* BEGIN Entries *

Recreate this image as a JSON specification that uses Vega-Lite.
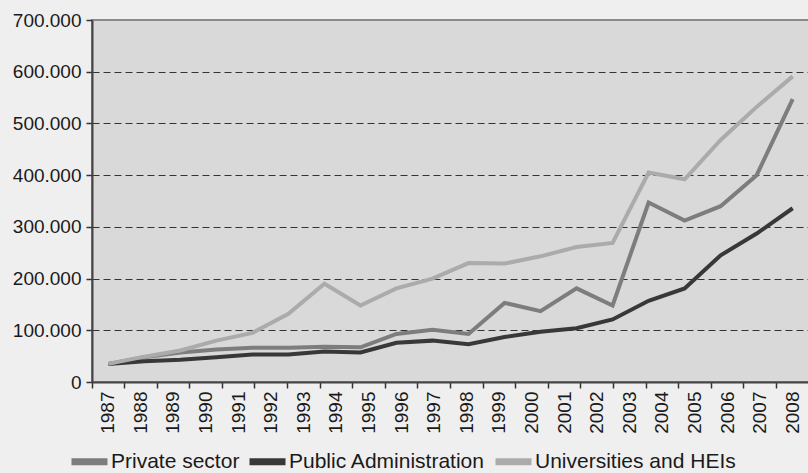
{
  "$schema": "https://vega.github.io/schema/vega-lite/v6.json",
  "width": 717,
  "height": 362,
  "autosize": "none",
  "padding": {"left": 92, "top": 20, "right": 0, "bottom": 91},
  "background": "#efefef",
  "view": {"fill": "#d9d9d9", "stroke": "#8a8a8a", "strokeWidth": 2},
  "config": {
    "font": "Liberation Sans"
  },
  "datasets": {
    "years": [
      {"year": "1987"}, {"year": "1988"}, {"year": "1989"}, {"year": "1990"}, {"year": "1991"}, {"year": "1992"},
      {"year": "1993"}, {"year": "1994"}, {"year": "1995"}, {"year": "1996"}, {"year": "1997"}, {"year": "1998"},
      {"year": "1999"}, {"year": "2000"}, {"year": "2001"}, {"year": "2002"}, {"year": "2003"}, {"year": "2004"},
      {"year": "2005"}, {"year": "2006"}, {"year": "2007"}, {"year": "2008"}
    ],
    "series": [
      {"obs": 1, "sector": "Private sector", "value": 35000},
      {"obs": 2, "sector": "Private sector", "value": 48000},
      {"obs": 3, "sector": "Private sector", "value": 57000},
      {"obs": 4, "sector": "Private sector", "value": 63000},
      {"obs": 5, "sector": "Private sector", "value": 66000},
      {"obs": 6, "sector": "Private sector", "value": 66000},
      {"obs": 7, "sector": "Private sector", "value": 68000},
      {"obs": 8, "sector": "Private sector", "value": 67000},
      {"obs": 9, "sector": "Private sector", "value": 93000},
      {"obs": 10, "sector": "Private sector", "value": 101000},
      {"obs": 11, "sector": "Private sector", "value": 93000},
      {"obs": 12, "sector": "Private sector", "value": 153000},
      {"obs": 13, "sector": "Private sector", "value": 137000},
      {"obs": 14, "sector": "Private sector", "value": 181000},
      {"obs": 15, "sector": "Private sector", "value": 148000},
      {"obs": 16, "sector": "Private sector", "value": 347000},
      {"obs": 17, "sector": "Private sector", "value": 312000},
      {"obs": 18, "sector": "Private sector", "value": 340000},
      {"obs": 19, "sector": "Private sector", "value": 400000},
      {"obs": 20, "sector": "Private sector", "value": 547000},
      {"obs": 1, "sector": "Public Administration", "value": 35000},
      {"obs": 2, "sector": "Public Administration", "value": 40000},
      {"obs": 3, "sector": "Public Administration", "value": 43000},
      {"obs": 4, "sector": "Public Administration", "value": 48000},
      {"obs": 5, "sector": "Public Administration", "value": 53000},
      {"obs": 6, "sector": "Public Administration", "value": 53000},
      {"obs": 7, "sector": "Public Administration", "value": 59000},
      {"obs": 8, "sector": "Public Administration", "value": 57000},
      {"obs": 9, "sector": "Public Administration", "value": 76000},
      {"obs": 10, "sector": "Public Administration", "value": 80000},
      {"obs": 11, "sector": "Public Administration", "value": 73000},
      {"obs": 12, "sector": "Public Administration", "value": 87000},
      {"obs": 13, "sector": "Public Administration", "value": 97000},
      {"obs": 14, "sector": "Public Administration", "value": 104000},
      {"obs": 15, "sector": "Public Administration", "value": 121000},
      {"obs": 16, "sector": "Public Administration", "value": 157000},
      {"obs": 17, "sector": "Public Administration", "value": 181000},
      {"obs": 18, "sector": "Public Administration", "value": 245000},
      {"obs": 19, "sector": "Public Administration", "value": 287000},
      {"obs": 20, "sector": "Public Administration", "value": 336000},
      {"obs": 1, "sector": "Universities and HEIs", "value": 35000},
      {"obs": 2, "sector": "Universities and HEIs", "value": 49000},
      {"obs": 3, "sector": "Universities and HEIs", "value": 61000},
      {"obs": 4, "sector": "Universities and HEIs", "value": 80000},
      {"obs": 5, "sector": "Universities and HEIs", "value": 95000},
      {"obs": 6, "sector": "Universities and HEIs", "value": 132000},
      {"obs": 7, "sector": "Universities and HEIs", "value": 190000},
      {"obs": 8, "sector": "Universities and HEIs", "value": 148000},
      {"obs": 9, "sector": "Universities and HEIs", "value": 181000},
      {"obs": 10, "sector": "Universities and HEIs", "value": 200000},
      {"obs": 11, "sector": "Universities and HEIs", "value": 230000},
      {"obs": 12, "sector": "Universities and HEIs", "value": 229000},
      {"obs": 13, "sector": "Universities and HEIs", "value": 243000},
      {"obs": 14, "sector": "Universities and HEIs", "value": 261000},
      {"obs": 15, "sector": "Universities and HEIs", "value": 269000},
      {"obs": 16, "sector": "Universities and HEIs", "value": 405000},
      {"obs": 17, "sector": "Universities and HEIs", "value": 392000},
      {"obs": 18, "sector": "Universities and HEIs", "value": 468000},
      {"obs": 19, "sector": "Universities and HEIs", "value": 532000},
      {"obs": 20, "sector": "Universities and HEIs", "value": 591000}
    ]
  },
  "layer": [
    {
      "data": {"name": "years"},
      "mark": {"type": "rule", "opacity": 0},
      "encoding": {
        "x": {
          "field": "year",
          "type": "ordinal",
          "scale": {"type": "band", "paddingInner": 0, "paddingOuter": 0},
          "axis": {
            "title": null,
            "labelAngle": -90,
            "labelFontSize": 19,
            "labelColor": "#1a1a1a",
            "labelPadding": 3,
            "bandPosition": 0,
            "tickSize": 6,
            "tickColor": "#333333",
            "tickWidth": 1.5,
            "domainColor": "#444444",
            "domainWidth": 2,
            "grid": false
          }
        }
      }
    },
    {
      "data": {"name": "series"},
      "mark": {"type": "line", "strokeWidth": 4},
      "encoding": {
        "x": {
          "field": "obs",
          "type": "ordinal",
          "scale": {"type": "point", "padding": 0.453},
          "axis": null
        },
        "y": {
          "field": "value",
          "type": "quantitative",
          "scale": {"domain": [0, 700000], "nice": false},
          "axis": {
            "title": null,
            "values": [0, 100000, 200000, 300000, 400000, 500000, 600000, 700000],
            "labelExpr": "replace(format(datum.value, ','), ',', '.')",
            "labelFontSize": 19,
            "labelColor": "#1a1a1a",
            "labelPadding": 5,
            "tickSize": 6,
            "tickColor": "#333333",
            "tickWidth": 1.5,
            "domainColor": "#444444",
            "domainWidth": 2,
            "grid": true,
            "gridColor": "#333333",
            "gridDash": [7, 4],
            "gridWidth": 1.2,
            "gridOpacity": {"condition": {"test": "datum.value === 0 || datum.value === 700000", "value": 0}, "value": 1}
          }
        },
        "color": {
          "field": "sector",
          "type": "nominal",
          "scale": {
            "domain": ["Private sector", "Public Administration", "Universities and HEIs"],
            "range": ["#7d7d7d", "#383838", "#ababab"]
          },
          "legend": {
            "title": null,
            "orient": "none",
            "direction": "horizontal",
            "legendX": -24,
            "legendY": 420,
            "symbolType": "stroke",
            "symbolSize": 1296,
            "symbolStrokeWidth": 7,
            "symbolOpacity": 1,
            "labelFontSize": 21,
            "labelColor": "#1a1a1a",
            "labelOffset": 0,
            "labelLimit": 0,
            "columnPadding": -5
          }
        }
      }
    }
  ],
  "resolve": {"scale": {"x": "independent"}, "axis": {"x": "independent"}}
}
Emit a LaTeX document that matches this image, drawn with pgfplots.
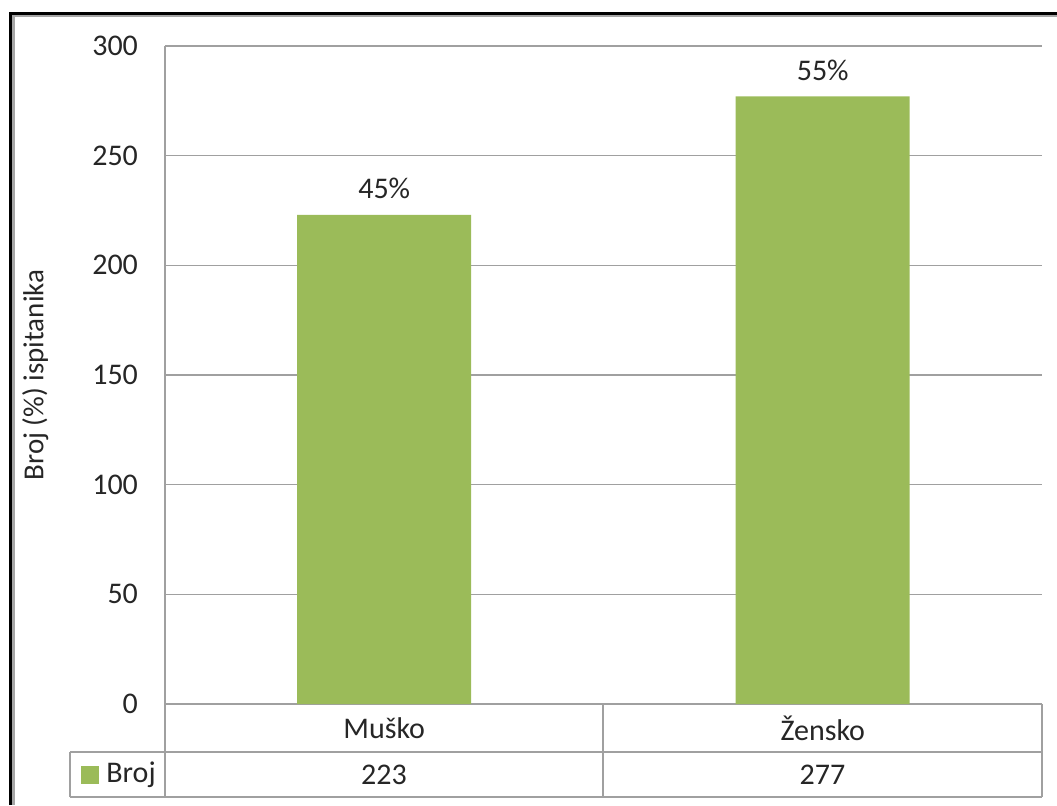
\documentclass[border=0pt]{standalone}
\usepackage{fontspec}
\setmainfont{Carlito}
\usepackage{pgfplots}
\pgfplotsset{compat=1.18}
\definecolor{barg}{HTML}{9BBB59}
\definecolor{gridg}{HTML}{A0A0A0}
\begin{document}
\begin{tikzpicture}
\path[use as bounding box] (0,0) rectangle (528.5pt,402.5pt);
\begin{axis}[
  at={(82.5pt,50.5pt)}, anchor=south west,
  scale only axis, width=438.5pt, height=329pt,
  xmin=-0.5, xmax=1.5, ymin=0, ymax=300,
  ytick={0,50,...,300},
  xtick={0,1}, xticklabels={Muško,Žensko},
  major tick length=0pt,
  axis x line*=bottom, axis y line*=left,
  axis line style={-, draw=gridg, line width=0.7pt},
  ymajorgrids, grid style={draw=gridg, line width=0.7pt},
  /pgf/number format/assume math mode=true,
  tick label style={font=\fontsize{15}{18}\selectfont, text=black!85},
  yticklabel style={xshift=-10pt},
  xticklabel style={anchor=center, yshift=-12pt},
  ylabel={Broj (\%) ispitanika},
  every axis y label/.style={at={(axis description cs:-0.148,0.5)}, rotate=90, anchor=center, font=\fontsize{14.5}{17}\selectfont, text=black!85},
  ybar, bar width=87pt,
  point meta=explicit symbolic,
  nodes near coords,
  every node near coord/.append style={anchor=center, yshift=13pt, font=\fontsize{15}{18}\selectfont, text=black!85},
  clip=false,
]
\addplot[fill=barg, draw=none] coordinates {(0,223) [45\%] (1,277) [55\%]};
\end{axis}
% data table below the axis
\draw[draw=gridg, line width=0.7pt] (82.5pt,4pt) -- (82.5pt,50.5pt);
\draw[draw=gridg, line width=0.7pt] (35pt,26.5pt) -- (521pt,26.5pt);
\draw[draw=gridg, line width=0.7pt] (35pt,4pt) -- (521pt,4pt);
\draw[draw=gridg, line width=0.7pt] (35pt,4pt) -- (35pt,26.5pt);
\draw[draw=gridg, line width=0.7pt] (301.5pt,4pt) -- (301.5pt,50.5pt);
\draw[draw=gridg, line width=0.7pt] (521pt,4pt) -- (521pt,50.5pt);
\fill[barg] (40.5pt,10.5pt) rectangle (49.5pt,19.5pt);
\node[anchor=west, inner sep=0pt, font=\fontsize{15}{18}\selectfont, text=black!85] at (53pt,15pt) {Broj};
\node[font=\fontsize{15}{18}\selectfont, text=black!85] at (192pt,15pt) {223};
\node[font=\fontsize{15}{18}\selectfont, text=black!85] at (411.25pt,15pt) {277};
% frame
\draw[black, line width=1.5pt] (5.25pt,0pt) -- (5.25pt,395.75pt) -- (528.5pt,395.75pt);
\draw[gray!70, line width=1.2pt] (6.75pt,0pt) -- (6.75pt,394.4pt) -- (528.5pt,394.4pt);
\end{tikzpicture}
\end{document}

* END Entries *

▶ Task brief
Identify and copy all lines with the word "this".

▶ The completed task
Recreate this image as a JSON specification that uses Vega-Lite.
Emit a LaTeX document that matches this image, drawn with pgfplots.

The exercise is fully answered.